U.S. offers $8 billion to modernize grid
NEW YORK — The federal government said Tuesday that it is making more than $8 billion available to build and improve the nation’s transmission lines as part of its efforts to improve America’s aging electric grid and meet President Joe Biden’s ambitious clean-energy goals.
The administration also is pledging to speed up a sluggish permitting process that has delayed the types of major transmission projects that are crucial to meeting Biden’s goals.
The president has said he wants the nation to produce 100% clean energy by 2035. But that goal faces big hurdles. Those include an electric grid that has been pummeled by climate change and which needs enormous expansion to carry electricity from renewable energy sources to densely populated regions.

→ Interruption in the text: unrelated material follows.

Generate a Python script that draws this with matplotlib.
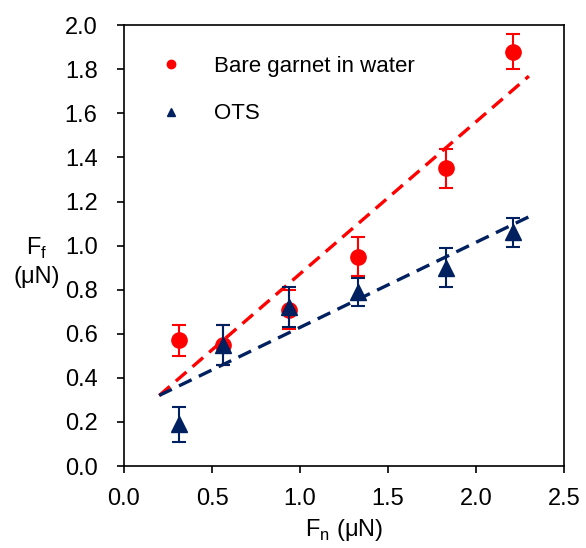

The Department of Energy said it will release $8.25 billion in loans for developers to improve the grid’s ability to carry renewable energy from the windy, sunny plains to the regions that need it most.
“These investments will make our power system more resilient against threats and more reliable as we increase our clean energy capacity, creating thousands of jobs in the process,” said Energy Secretary Jennifer Granholm, in a statement.

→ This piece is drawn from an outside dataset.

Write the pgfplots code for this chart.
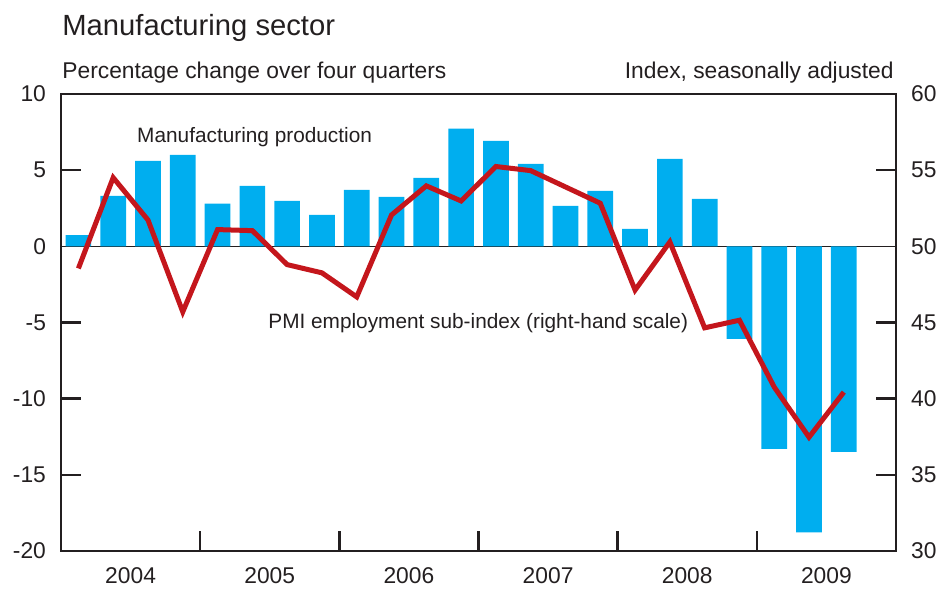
\documentclass[border=0pt]{standalone}
\usepackage{fontspec}
\setmainfont{Liberation Sans}
\usepackage{pgfplots}
\pgfplotsset{compat=1.18}
\definecolor{barblue}{HTML}{00AEEF}
\definecolor{linered}{HTML}{C4161C}
\definecolor{txt}{HTML}{231F20}
\begin{document}
\begin{tikzpicture}[font=\fontsize{11.4}{13}\selectfont]
\path[use as bounding box] (-30.5pt,-19.5pt) rectangle (440pt,275.5pt);
\pgfplotsset{
  common/.style={
    width=417.5pt, height=228.5pt, scale only axis,
    xmin=0, xmax=24,
    /pgf/number format/assume math mode=true,
    tick align=inside,
    major tick length=10pt,
    axis line style={line width=1.2pt, color=txt},
    tick style={line width=1.2pt, color=txt},
    ticklabel style={color=txt, font=\fontsize{11.4}{13}\selectfont},
  }
}
\begin{axis}[common,
  ymin=-20, ymax=10,
  ytick={-20,-15,-10,-5,5,10},
  ytick pos=left, xtick pos=bottom,
  yticklabel style={xshift=-4pt},
  extra y ticks={0},
  extra y tick style={major tick length=0pt, grid=major, major grid style={line width=0.6pt, color=txt}},
  xtick={4,8,12,16,20}, xticklabels={},
  extra x ticks={2,6,10,14,18,22},
  extra x tick labels={2004,2005,2006,2007,2008,2009},
  extra x tick style={major tick length=0pt, xticklabel style={yshift=-5pt}},
]
\addplot[ybar, bar width=12.85pt, fill=barblue, draw=none] coordinates {
(0.5,0.74) (1.5,3.31) (2.5,5.61) (3.5,6.0)
(4.5,2.80) (5.5,3.97) (6.5,2.98) (7.5,2.06)
(8.5,3.70) (9.5,3.24) (10.5,4.49) (11.5,7.72)
(12.5,6.93) (13.5,5.41) (14.5,2.65) (15.5,3.64)
(16.5,1.14) (17.5,5.74) (18.5,3.11) (19.5,-6.08)
(20.5,-13.3) (21.5,-18.77) (22.5,-13.5)
};
\node[anchor=base west, inner sep=0pt, color=txt, font=\fontsize{10.4}{12}\selectfont] at (axis cs:2.18,6.8) {Manufacturing production};
\node[anchor=base west, inner sep=0pt, color=txt, font=\fontsize{10.4}{12}\selectfont] at (axis cs:5.95,-5.39) {PMI employment sub-index (right-hand scale)};
\end{axis}
\begin{axis}[common,
  ymin=30, ymax=60,
  axis x line=none, axis y line*=right,
  tick align=inside,
  ytick={30,35,40,45,55,60},
  yticklabel style={xshift=4pt},
  extra y ticks={50},
  extra y tick style={major tick length=0pt},
]
\addplot[line width=2.5pt, color=linered, line join=miter, mark=none] coordinates {
(0.5,48.55) (1.5,54.51) (2.5,51.73) (3.5,45.7)
(4.5,51.1) (5.5,51.03) (6.5,48.8) (7.5,48.26)
(8.5,46.68) (9.5,52.06) (10.5,53.97) (11.5,52.98)
(12.5,55.24) (13.5,54.97) (14.5,53.9) (15.5,52.83)
(16.5,47.13) (17.5,50.29) (18.5,44.65) (19.5,45.15)
(20.5,40.76) (21.5,37.47) (22.5,40.43)
};
\end{axis}
\node[anchor=base west, inner sep=0pt, color=txt, font=\fontsize{14.6}{17}\selectfont] at (0.5pt,257.5pt) {Manufacturing sector};
\node[anchor=base west, inner sep=0pt, color=txt] at (0.5pt,236pt) {Percentage change over four quarters};
\node[anchor=base east, inner sep=0pt, color=txt] at (416.5pt,236pt) {Index, seasonally adjusted};
\end{tikzpicture}
\end{document}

There will be $3.25 billion in loans available for projects that unlock renewable energy in the Western U.S. Another $5 billion in loans will support transmission projects owned by federally recognized tribes and Alaska Native corporations, including transmission to connect offshore wind.
The need for more solar, wind and wires to carry the electricity to homes under Biden’s plan is extraordinary.

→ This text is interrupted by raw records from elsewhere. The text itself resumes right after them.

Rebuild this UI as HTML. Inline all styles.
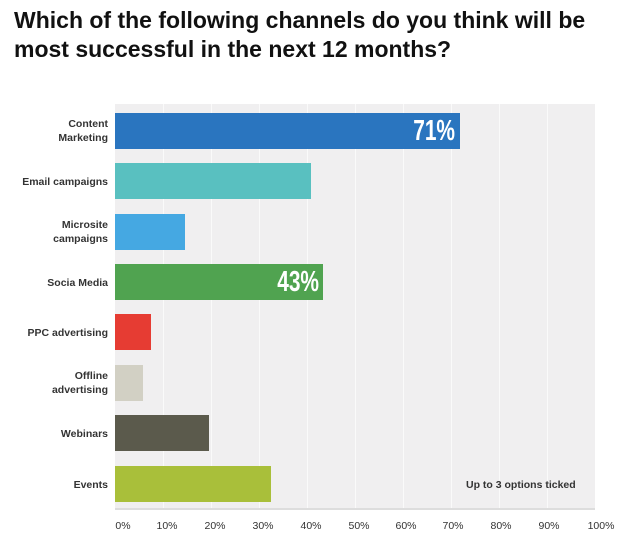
<!DOCTYPE html>
<html><head><style>
body{margin:0;width:628px;height:543px;background:#fff;font-family:"Liberation Sans",Arial,sans-serif;overflow:hidden;position:relative}
.t{position:absolute;left:14px;top:6px;font-size:23px;font-weight:bold;color:#111;line-height:29px;letter-spacing:0px}
.plot{position:absolute;left:115px;top:104px;width:480px;height:404px;background:#f0eff0;border-bottom:2px solid #ddd}
.g{position:absolute;top:0;bottom:0;width:1px;background:#fafafa}
.b{position:absolute;left:115px;height:36px}
.l{position:absolute;right:520px;width:110px;text-align:right;font-size:10.5px;font-weight:bold;color:#333;line-height:14px}
.x{position:absolute;top:520px;font-size:10.5px;color:#333;width:40px;text-align:center}
.v{position:absolute;color:#fff;font-weight:bold;font-size:29px;line-height:30px;transform:scaleX(0.72);transform-origin:right top;text-align:right;width:80px}
</style></head><body>
<div class="t">Which of the following channels do you think will be<br>most successful in the next 12 months?</div>
<div class="plot">
<div class="g" style="left:48px"></div><div class="g" style="left:96px"></div><div class="g" style="left:144px"></div><div class="g" style="left:192px"></div><div class="g" style="left:240px"></div><div class="g" style="left:288px"></div><div class="g" style="left:336px"></div><div class="g" style="left:384px"></div><div class="g" style="left:432px"></div>
</div>
<div class="b" style="top:113px;width:345px;background:#2a75bf"></div>
<div class="v" style="left:375px;top:116px">71%</div>
<div class="b" style="top:163px;width:196px;background:#59c0c0"></div>
<div class="b" style="top:214px;width:70px;background:#45a8e2"></div>
<div class="b" style="top:264px;width:208px;background:#50a350"></div>
<div class="v" style="left:239px;top:267px">43%</div>
<div class="b" style="top:314px;width:36px;background:#e63c33"></div>
<div class="b" style="top:365px;width:28px;background:#d2d0c4"></div>
<div class="b" style="top:415px;width:94px;background:#5b5a4c"></div>
<div class="b" style="top:466px;width:156px;background:#a9bf3a"></div>
<div style="position:absolute;left:466px;top:479px;font-size:10.5px;font-weight:bold;color:#333">Up to 3 options ticked</div>
<div class="l" style="top:117px">Content<br>Marketing</div>
<div class="l" style="top:175px">Email campaigns</div>
<div class="l" style="top:218px">Microsite<br>campaigns</div>
<div class="l" style="top:276px">Socia Media</div>
<div class="l" style="top:326px">PPC advertising</div>
<div class="l" style="top:369px">Offline<br>advertising</div>
<div class="l" style="top:427px">Webinars</div>
<div class="l" style="top:478px">Events</div>
<div class="x" style="left:103px">0%</div><div class="x" style="left:147px">10%</div><div class="x" style="left:195px">20%</div><div class="x" style="left:243px">30%</div><div class="x" style="left:291px">40%</div><div class="x" style="left:339px">50%</div><div class="x" style="left:386px">60%</div><div class="x" style="left:433px">70%</div><div class="x" style="left:481px">80%</div><div class="x" style="left:529px">90%</div><div class="x" style="left:581px">100%</div>
</body></html>
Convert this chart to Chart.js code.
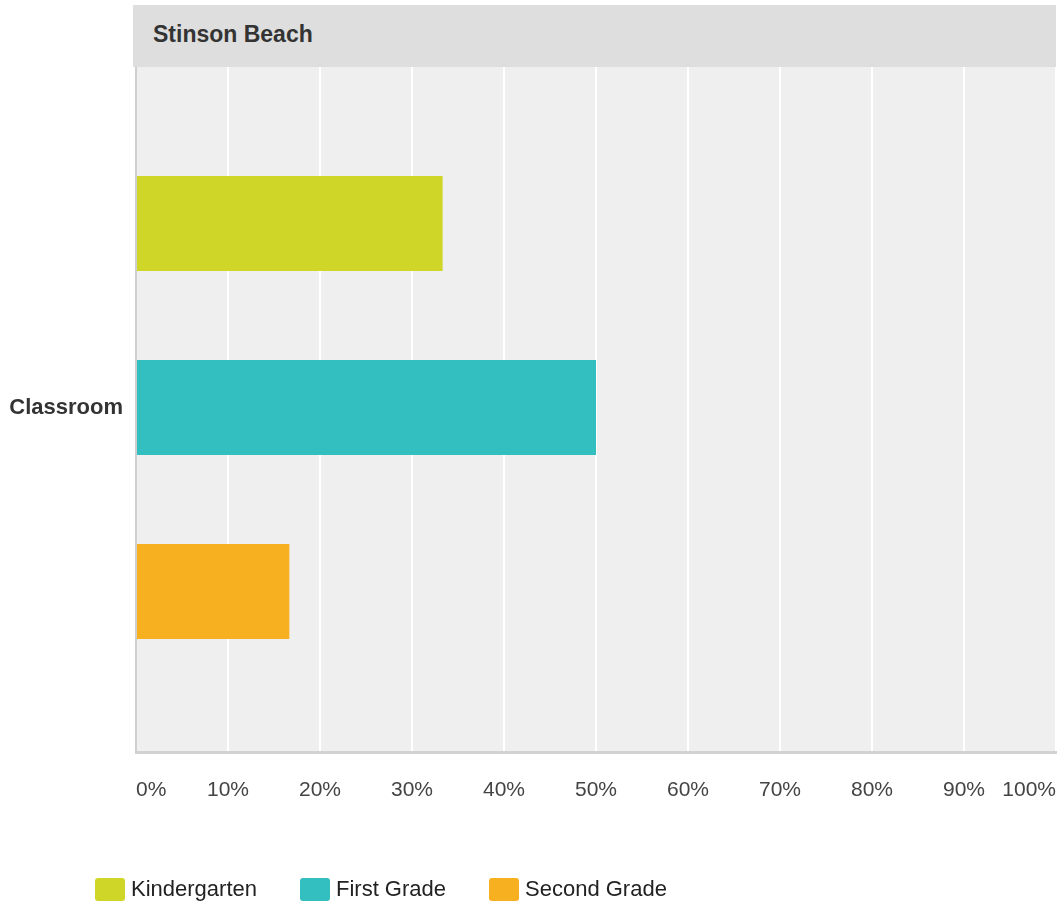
<!DOCTYPE html>
<html>
<head>
<meta charset="utf-8">
<script src="https://cdn.jsdelivr.net/npm/chart.js@4/dist/chart.umd.min.js"></script>
<style>
  html, body { margin:0; padding:0; background:#fff; }
  #wrap { position:relative; width:1064px; height:905px; font-family:"Liberation Sans", Arial, sans-serif; }
  #chart { position:absolute; left:0; top:0; }
  #header { position:absolute; left:133px; top:5px; width:923px; height:62px; background:#dedede;
            font-weight:bold; font-size:23px; color:#333; line-height:58px; box-sizing:border-box; padding-left:20px; }
  #legend { position:absolute; left:95px; top:876px; display:flex; font-size:22px; color:#222; }
  #legend .item { display:flex; align-items:center; margin-right:43px; }
  #legend .box { width:30px; height:23px; border-radius:3px; margin-right:6px; }
</style>
</head>
<body>
<div id="wrap">
  <canvas id="chart" width="1064" height="905"></canvas>
  <div id="header">Stinson Beach</div>
  <div id="legend"></div>
</div>
<script>
const categories = ['Classroom'];
const seriesNames = ['Kindergarten', 'First Grade', 'Second Grade'];
const kindergarten = [33.33];
const firstGrade = [50.0];
const secondGrade = [16.67];
const seriesColors = ['#cfd628', '#33bec0', '#f7b020'];
const xTicks = [0, 10, 20, 30, 40, 50, 60, 70, 80, 90, 100];

const plotBg = {
  id: 'plotBg',
  beforeDraw(chart){
    const a = chart.chartArea, c = chart.ctx;
    c.save();
    c.fillStyle = '#efefef';
    c.fillRect(a.left, a.top, a.right - a.left, a.bottom - a.top);
    c.restore();
  }
};

const values = [kindergarten, firstGrade, secondGrade];
const ctx = document.getElementById('chart').getContext('2d');
const chart = new Chart(ctx, {
  type: 'bar',
  data: {
    labels: categories,
    datasets: seriesNames.map((n, i) => ({
      label: n,
      data: values[i],
      backgroundColor: seriesColors[i],
      categoryPercentage: 0.801,
      barPercentage: 0.516
    }))
  },
  options: {
    indexAxis: 'y',
    responsive: false,
    animation: false,
    layout: { padding: { left: 10, right: 8, top: 63, bottom: 0 } },
    plugins: { legend: { display: false }, tooltip: { enabled: false } },
    scales: {
      x: {
        min: 0, max: 100,
        afterBuildTicks: s => { s.ticks = xTicks.map(v => ({ value: v })); },
        afterFit: s => { s.height = 153; s.paddingLeft = 0; s.paddingRight = 0; },
        grid: { color: '#ffffff', lineWidth: 2, drawTicks: false },
        border: { color: '#d2d2d2', width: 3 },
        ticks: {
          align: 'inner', padding: 26, color: '#444',
          font: { family: '"Liberation Sans", Arial, sans-serif', size: 21 },
          callback: v => v + '%'
        }
      },
      y: {
        afterFit: s => { s.width = 126; },
        grid: { display: false, drawTicks: false },
        border: { color: '#cfcfcf', width: 2 },
        ticks: {
          padding: 13, color: '#333',
          font: { family: '"Liberation Sans", Arial, sans-serif', size: 22, weight: 'bold' }
        }
      }
    }
  },
  plugins: [plotBg]
});

const $legend = document.getElementById('legend');
chart.data.datasets.forEach(ds => {
  const item = document.createElement('div');
  item.className = 'item';
  item.innerHTML = `<span class="box" style="background:${ds.backgroundColor}"></span><span>${ds.label}</span>`;
  $legend.appendChild(item);
});
</script>
</body>
</html>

The group Americans for a Clean Energy Grid, a nonprofit organization dedicated to modernizing and expanding North America’s high voltage grid, released a report Tuesday listing 22 shovel-ready transmission projects that could expand the use of wind and solar energy and generate 1.2 million jobs. It would cost $33 billion to build those transmission lines, the group said.
If all 22 projects were completed, the 8,000 miles of wires could enable a 50% increase in the amount of wind and solar energy on the U.S. grid. But those 22 projects represent just 10% of the transmission investment needed to completely decarbonize the power sector, the group said.